Nothing upsets me more than Pharmacy rules. Mr.Wrekkers blood pressure pills were recalled. He called his doctor in plenty of time to get it changed. I go to get the new pills, oh noes! We have to fax the office! I said in retort “oh, noes, you don’t, they re-prescribed for him” 3rd visit still no new script. Recall the doctor, they won’t tell me shit, hipa law, I guess.
This is a pharmacy we have used for over 20yrs. Not a big box pharmacy. I don’t get it. When Mr.Wrekker has that heart attack, I am gonna live in the pharmacists new McMansion!

I’m with you here!

My thing with pharmacy rules is that when I need a refill a couple of days before they think I should need it, there’s no way in creation they are going to dispense it early.

On the other hand, when they think I should need a refill, but I don’t, they want me to pick it up yesterday and send me text after text demanding that I do so.

After a few thrifty years of being without, I’ve managed to buy a new computer, a digital camera and get internet/cable in the house.
I bought a nice camera (point&shoot) on Amazon, used/like new. I was relieved when it showed up and was indistinguishable from new.:smiley: I spent 4x more than I ever had on a camera before.

After all the accessories arrived, I took the camera and gorilla pod out to get burgers…:rolleyes:

I put it on top of the van to load the dog:( left it there, made it 1/2 block to the 6 lane highway and it fell off the van doin 50 mph.:smack:

Now it looks like a toothless hobo, but it still works…so I HAVE to use it. I can’t bring myself to replace it just for cosmetics. (Not that I have the cash for that anyway):smiley:

I’m pretty sure I could win the Presidency with my new “Every Menu System and Remote Function on All Streaming Channels Must Be Identical” Party

Everyday I wake up.

Down here, all you have to do is let them know when and where to collect it.
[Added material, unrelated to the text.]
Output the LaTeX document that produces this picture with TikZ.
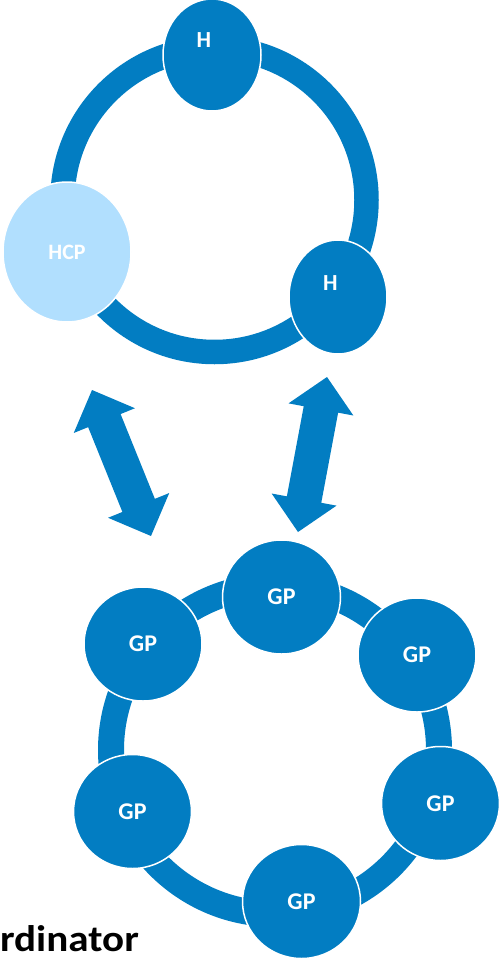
\documentclass[tikz,border=0pt]{standalone}
\usepackage{fontspec}
\setsansfont{Carlito}
\usetikzlibrary{shapes.geometric,calc}
\definecolor{ringblue}{RGB}{2,125,194}
\definecolor{hcpblue}{RGB}{177,223,254}
\tikzset{
  ringstyle/.style={circle, draw=ringblue, line width=#1, inner sep=0pt, fill=none},
  hostnode/.style={ellipse, fill=ringblue, draw=white, line width=1.5pt, inner sep=0pt},
  hcpnode/.style={ellipse, fill=hcpblue, draw=white, line width=1.5pt, inner sep=0pt,
    text=white, font=\sffamily\bfseries\fontsize{22}{22}\selectfont},
  gpnode/.style={ellipse, fill=ringblue, draw=white, line width=1.5pt, inner sep=0pt,
    minimum width=118pt, minimum height=114pt,
    text=white, font=\sffamily\bfseries\fontsize{24}{24}\selectfont},
  hlabel/.style={text=white, inner sep=0pt, font=\sffamily\bfseries\fontsize{23}{23}\selectfont},
  arrowfill/.style={fill=ringblue},
  coordtext/.style={inner sep=0pt, text=black, font=\sffamily\bfseries\fontsize{37}{37}\selectfont}
}
\newcommand\dblblockarrow[2]{%
  \path ($(#1)!33pt!(#2)$) coordinate (ha) ($(#2)!33pt!(#1)$) coordinate (hb);
  \fill[arrowfill] (#1) -- ($(ha)!33pt!90:(#2)$) -- ($(ha)!17.5pt!90:(#2)$)
    -- ($(hb)!17.5pt!-90:(#1)$) -- ($(hb)!33pt!-90:(#1)$) -- (#2)
    -- ($(hb)!33pt!90:(#1)$) -- ($(hb)!17.5pt!90:(#1)$)
    -- ($(ha)!17.5pt!-90:(#2)$) -- ($(ha)!33pt!-90:(#2)$) -- cycle;}
\begin{document}
\begin{tikzpicture}[x=1pt,y=-1pt]
\useasboundingbox (0,0) rectangle (500,958);
% top ring
\node[ringstyle=24.5pt, minimum size=304pt] (topring) at (214.5,200) {};
\node[hostnode, minimum width=98pt, minimum height=112pt] (h1) at (212,55) {};
\node[hlabel] (h1t) at (204,40) {H};
\node[hostnode, minimum width=98pt, minimum height=114pt] (h2) at (338,297) {};
\node[hlabel] (h2t) at (330.5,283) {H};
\node[hcpnode, minimum width=128pt, minimum height=140pt] (hcp) at (67,252) {HCP};
% arrows
\coordinate (la1) at (92,390);
\coordinate (la2) at (151,536);
\coordinate (ra1) at (327,377);
\coordinate (ra2) at (298,532);
\dblblockarrow{la1}{la2}
\dblblockarrow{ra1}{ra2}
% bottom ring
\node[ringstyle=26pt, minimum size=328pt] (botring) at (275,750) {};
\node[gpnode] (gp1) at (281.5,597) {GP};
\node[gpnode] (gp2) at (143,644) {GP};
\node[gpnode] (gp3) at (417,655) {GP};
\node[gpnode] (gp4) at (440.5,803.5) {GP};
\node[gpnode] (gp5) at (301.5,901.5) {GP};
\node[gpnode] (gp6) at (132.5,811.5) {GP};
% clipped label
\node[coordtext, anchor=base east, xscale=1.11] (coord) at (139,951) {rdinator};
\end{tikzpicture}
\end{document}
You don’t have to do anything else. When they don’t collect it after X days, it’s yours to keep.
I’d be so annoyed by that, that I’d cancel the subscription altogether. Inflicting inconvenience and annoyance on your customers isn’t something I’d want to deal with.

Yes, you could.

Hear, hear. Well, not you. Me.

I’d vote for you just to be able to say, “President Morbo.”

Sometimes I don’t. Those are the good days.

I’m a store cashier. I have a picture on the front of my cash register screen of the three credit cards we take. Yet every day some customers will hand me the one we don’t take.

Some day I’m going to show one of them where they can put their AmEx card, and I"ll lose my job.